* Direction
Repeat the full listing below verbatim and keep the images out.
======== Data excerpt
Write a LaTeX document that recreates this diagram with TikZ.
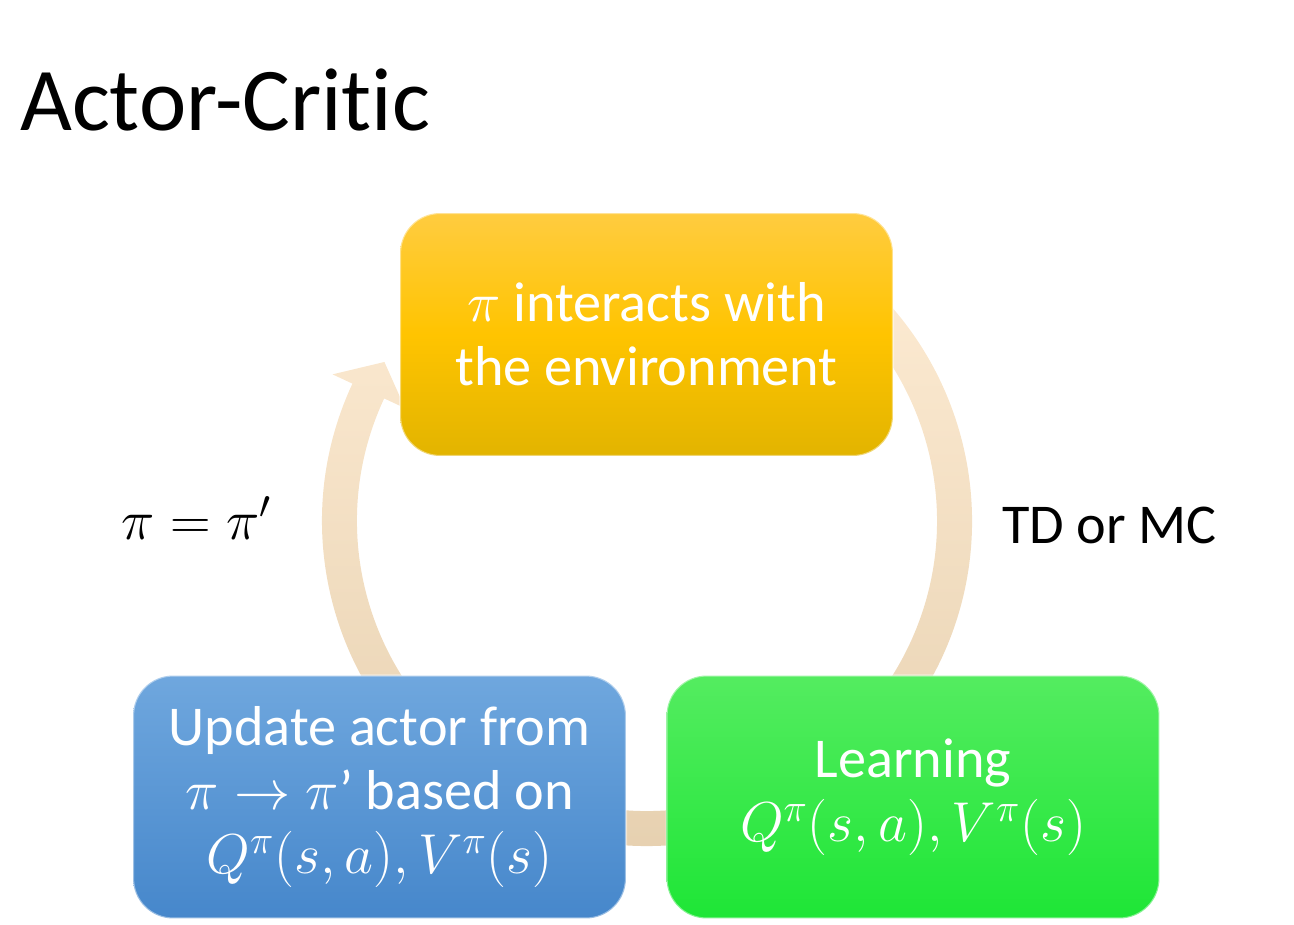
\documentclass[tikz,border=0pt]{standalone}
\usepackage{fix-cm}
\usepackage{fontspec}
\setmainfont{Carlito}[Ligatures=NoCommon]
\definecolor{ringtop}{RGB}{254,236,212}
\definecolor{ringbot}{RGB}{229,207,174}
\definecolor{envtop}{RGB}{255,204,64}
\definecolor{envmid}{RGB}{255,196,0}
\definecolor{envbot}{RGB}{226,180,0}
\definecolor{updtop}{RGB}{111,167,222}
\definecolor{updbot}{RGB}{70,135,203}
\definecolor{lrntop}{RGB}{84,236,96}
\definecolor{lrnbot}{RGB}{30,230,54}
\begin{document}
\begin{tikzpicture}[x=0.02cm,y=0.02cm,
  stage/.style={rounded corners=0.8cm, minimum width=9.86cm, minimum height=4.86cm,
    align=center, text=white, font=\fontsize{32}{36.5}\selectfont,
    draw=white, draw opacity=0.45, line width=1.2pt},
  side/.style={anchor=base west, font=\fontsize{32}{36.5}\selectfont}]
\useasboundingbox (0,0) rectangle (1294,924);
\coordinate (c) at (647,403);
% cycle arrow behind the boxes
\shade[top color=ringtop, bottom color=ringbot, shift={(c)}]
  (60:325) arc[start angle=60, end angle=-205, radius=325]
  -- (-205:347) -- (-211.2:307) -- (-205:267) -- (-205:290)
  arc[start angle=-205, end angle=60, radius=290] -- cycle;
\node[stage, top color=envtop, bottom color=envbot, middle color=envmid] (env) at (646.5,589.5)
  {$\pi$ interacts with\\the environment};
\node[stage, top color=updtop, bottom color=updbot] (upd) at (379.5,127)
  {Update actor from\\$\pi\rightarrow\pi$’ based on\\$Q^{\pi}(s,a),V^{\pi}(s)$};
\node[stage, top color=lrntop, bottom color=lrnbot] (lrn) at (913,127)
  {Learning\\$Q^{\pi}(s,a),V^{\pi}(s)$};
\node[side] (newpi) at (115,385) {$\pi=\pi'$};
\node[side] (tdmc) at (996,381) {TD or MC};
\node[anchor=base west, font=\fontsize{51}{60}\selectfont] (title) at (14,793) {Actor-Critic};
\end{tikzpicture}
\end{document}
================
* Task result
Write a LaTeX document that recreates this diagram with TikZ.
\documentclass[tikz,border=0pt]{standalone}
\usepackage{fix-cm}
\usepackage{fontspec}
\setmainfont{Carlito}[Ligatures=NoCommon]
\definecolor{ringtop}{RGB}{254,236,212}
\definecolor{ringbot}{RGB}{229,207,174}
\definecolor{envtop}{RGB}{255,204,64}
\definecolor{envmid}{RGB}{255,196,0}
\definecolor{envbot}{RGB}{226,180,0}
\definecolor{updtop}{RGB}{111,167,222}
\definecolor{updbot}{RGB}{70,135,203}
\definecolor{lrntop}{RGB}{84,236,96}
\definecolor{lrnbot}{RGB}{30,230,54}
\begin{document}
\begin{tikzpicture}[x=0.02cm,y=0.02cm,
  stage/.style={rounded corners=0.8cm, minimum width=9.86cm, minimum height=4.86cm,
    align=center, text=white, font=\fontsize{32}{36.5}\selectfont,
    draw=white, draw opacity=0.45, line width=1.2pt},
  side/.style={anchor=base west, font=\fontsize{32}{36.5}\selectfont}]
\useasboundingbox (0,0) rectangle (1294,924);
\coordinate (c) at (647,403);
% cycle arrow behind the boxes
\shade[top color=ringtop, bottom color=ringbot, shift={(c)}]
  (60:325) arc[start angle=60, end angle=-205, radius=325]
  -- (-205:347) -- (-211.2:307) -- (-205:267) -- (-205:290)
  arc[start angle=-205, end angle=60, radius=290] -- cycle;
\node[stage, top color=envtop, bottom color=envbot, middle color=envmid] (env) at (646.5,589.5)
  {$\pi$ interacts with\\the environment};
\node[stage, top color=updtop, bottom color=updbot] (upd) at (379.5,127)
  {Update actor from\\$\pi\rightarrow\pi$’ based on\\$Q^{\pi}(s,a),V^{\pi}(s)$};
\node[stage, top color=lrntop, bottom color=lrnbot] (lrn) at (913,127)
  {Learning\\$Q^{\pi}(s,a),V^{\pi}(s)$};
\node[side] (newpi) at (115,385) {$\pi=\pi'$};
\node[side] (tdmc) at (996,381) {TD or MC};
\node[anchor=base west, font=\fontsize{51}{60}\selectfont] (title) at (14,793) {Actor-Critic};
\end{tikzpicture}
\end{document}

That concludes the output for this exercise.